A Wyoming firm, WiNet Labs, is hitting Apple with a patent lawsuit for allegedly infringing on a network patent with its “Personal Hotspot” feature found on the iPhone and iPad.
The patent being sued over is No. 7,593,374, “Multi-to-multi point ad-hoc wireless data transfer protocol,” says the complaint which was submitted to the U.S. District Court for the Northern District of California on Thursday.
The patent covers a method of setting up and managing an ad-hoc network between devices. The patent lays out steps for organizing multiple node within the network, which includes a coordinating node that WiNet claims is akin to a Wi-Fi-serving hotspot device.

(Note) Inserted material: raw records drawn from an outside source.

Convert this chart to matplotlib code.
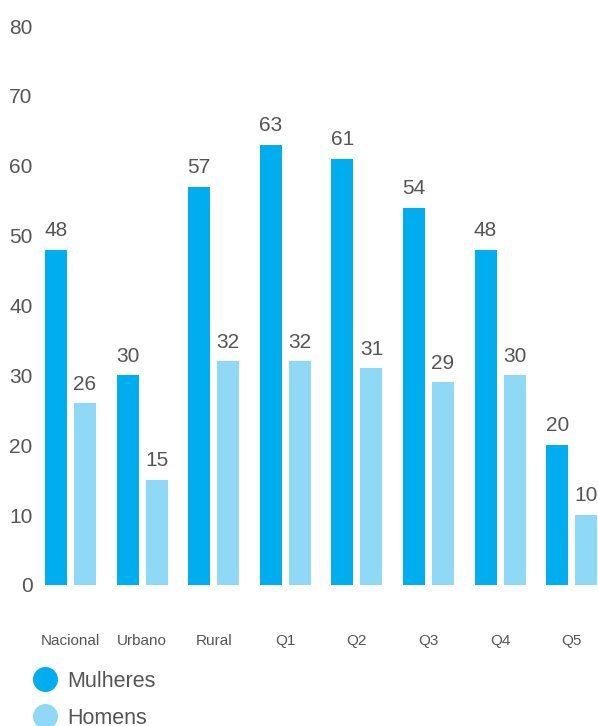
import matplotlib
matplotlib.use("Agg")
import matplotlib.pyplot as plt
from matplotlib.lines import Line2D
import numpy as np

categories = ["Nacional", "Urbano", "Rural", "Q1", "Q2", "Q3", "Q4", "Q5"]
mulheres = [48, 30, 57, 63, 61, 54, 48, 20]
homens = [26, 15, 32, 32, 31, 29, 30, 10]
series_names = ["Mulheres", "Homens"]
yticks = [0, 10, 20, 30, 40, 50, 60, 70, 80]

dark = "#00AEEF"
light = "#8FD9F7"
txt = "#555555"

plt.rcParams["font.family"] = ["Liberation Sans", "DejaVu Sans"]

W, H = 598, 726
fig = plt.figure(figsize=(W / 100, H / 100), dpi=100)
ax_left_px, ax_right_px = 38, 598
ax_bottom_px, ax_top_px = 585, 26
ax = fig.add_axes([ax_left_px / W, 1 - ax_bottom_px / H,
                   (ax_right_px - ax_left_px) / W, (ax_bottom_px - ax_top_px) / H])

step = 71.6
x = np.arange(len(categories))
off = 14.5 / step
bw = 22 / step
ax.bar(x - off, mulheres, width=bw, color=dark, label=series_names[0])
ax.bar(x + off, homens, width=bw, color=light, label=series_names[1])

for xi, v in zip(x - off, mulheres):
    ax.text(xi, v + 1.4, str(v), ha="center", va="bottom", fontsize=15, color=txt, clip_on=False)
for xi, v in zip(x + off, homens):
    ax.text(xi, v + 1.4, str(v), ha="center", va="bottom", fontsize=15, color=txt, clip_on=False)

ax.set_xlim((ax_left_px - 70.5) / step, (ax_right_px - 70.5) / step)
ax.set_ylim(0, 80)
ax.set_yticks(yticks)
ax.set_yticklabels([str(t) for t in yticks], fontsize=15, color=txt)
ax.set_xticks(x)
ax.set_xticklabels(categories, fontsize=11, color=txt)
ax.tick_params(axis="y", length=0, pad=4)
ax.tick_params(axis="x", length=0, pad=35)
for s in ax.spines.values():
    s.set_visible(False)

handles = [Line2D([], [], marker="o", linestyle="none", markersize=17, color=dark, label=series_names[0]),
           Line2D([], [], marker="o", linestyle="none", markersize=17, color=light, label=series_names[1])]
leg = fig.legend(handles=handles, loc="upper left", bbox_to_anchor=(32 / W, 1 - 671 / H),
                 frameon=False, fontsize=15.5, handletextpad=0.42, labelspacing=0.72,
                 borderpad=0, borderaxespad=0, handlelength=1.2)
for t in leg.get_texts():
    t.set_color(txt)

fig.savefig("out.png", dpi=100)
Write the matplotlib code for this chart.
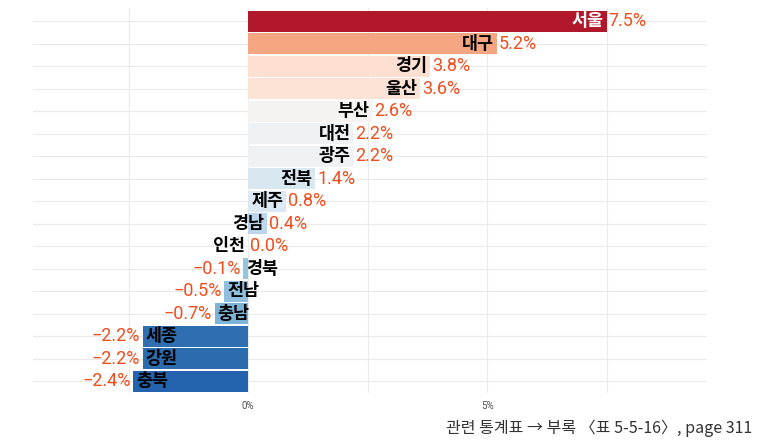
import matplotlib.pyplot as plt

# ==========================================
# Data
# ==========================================
regions = ["서울", "대구", "경기", "울산", "부산", "대전", "광주", "전북", "제주",
           "경남", "인천", "경북", "전남", "충남", "세종", "강원", "충북"]
values = [7.5, 5.2, 3.8, 3.6, 2.6, 2.2, 2.2, 1.4, 0.8,
          0.4, 0.0, -0.1, -0.5, -0.7, -2.2, -2.2, -2.4]
colors = ["#B2182B", "#F4A582", "#FDE0D1", "#FDE3D6", "#F5F3F1", "#EFF2F5", "#EFF2F5",
          "#D9E7F1", "#DCE8F2", "#BBD6EA", "#F7F7F7", "#92C5DE", "#8EC0DD", "#7CB4D8",
          "#2F6EB1", "#2D6BAF", "#2463AD"]
xticks = [0, 5]
xtick_labels = ["0%", "5%"]
footer = "관련 통계표 → 부록 〈표 5-5-16〉, page 311"

value_color = "#EE4E1E"
ko_font = ["Noto Sans CJK KR", "DejaVu Sans"]
num_font = ["Roboto", "DejaVu Sans"]

# ==========================================
# Plot
# ==========================================
fig = plt.figure(figsize=(7.62, 4.41), dpi=100)
ax = fig.add_axes([33 / 762, 1 - 393 / 441, 674 / 762, 385 / 441])

ypos = list(range(len(regions)))
ax.barh(ypos, values, height=0.93, color=colors, edgecolor="none", zorder=2)

for y, name, v in zip(ypos, regions, values):
    name_color = "white" if name == "서울" else "black"
    txt = f"{v:.1f}%".replace("-", "\u2212")
    if v >= 0:
        ax.annotate(name, (v, y), xytext=(-2, 0), textcoords="offset points",
                    ha="right", va="center", fontsize=12.5, fontweight="bold",
                    color=name_color, family=ko_font, zorder=3)
        ax.annotate(txt, (v, y), xytext=(1.5, 0), textcoords="offset points",
                    ha="left", va="center", fontsize=13, color=value_color,
                    family=num_font, zorder=3)
    else:
        ax.annotate(name, (v, y), xytext=(2, 0), textcoords="offset points",
                    ha="left", va="center", fontsize=12.5, fontweight="bold",
                    color=name_color, family=ko_font, zorder=3)
        ax.annotate(txt, (v, y), xytext=(-2, 0), textcoords="offset points",
                    ha="right", va="center", fontsize=13, color=value_color,
                    family=num_font, zorder=3)

ax.set_xlim(-4.5, 9.6)
ax.set_ylim(16.53, -0.58)

# grid like ggplot minimal
for y in ypos:
    ax.axhline(y, color="#EBEBEB", linewidth=0.8, zorder=0)
for x in [-2.5, 0, 2.5, 5, 7.5]:
    ax.axvline(x, color="#EBEBEB", linewidth=0.8, zorder=0)

ax.set_xticks(xticks)
ax.set_xticklabels(xtick_labels, fontsize=7, color="#4D4D4D", family=num_font)
ax.set_yticks([])
ax.tick_params(axis="x", length=0, pad=6)
for s in ax.spines.values():
    s.set_visible(False)

fig.text(752 / 762, 1 - 428 / 441, footer, ha="right", va="center",
         fontsize=11.5, color="#333333", family=ko_font)

fig.savefig("out.png", dpi=100)
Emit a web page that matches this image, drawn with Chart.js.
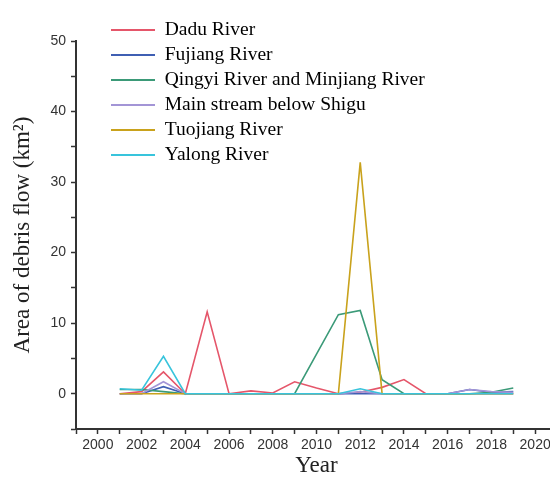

The Wyoming company says the patent had been offered for sale to Apple in 2014, but the Cupertino firm ignored the offer.
WiNet is seeking a jury trial to be granted “a fair and reasonable royalty,” “treble damages,” and pre- and post-judgment interest “at the maximum rate allowed by law.”
The patent in question dates back to May 2005 and it was granted to a Chinese firm called M-LABS, Ltd. in August 2005. The Chinese company is now listed as a shared assignee.
The patent became available for license or sale in December 2009. WiLab and/or M-LABS were repeatedly late with maintenance fees however, to the point that the patent lapsed toward the end of 2017. Sometime after it appears to have been revived.
Both WiNet and M-LABS lack an online presence, indicate they are likely, say it with me, patent “trolls.”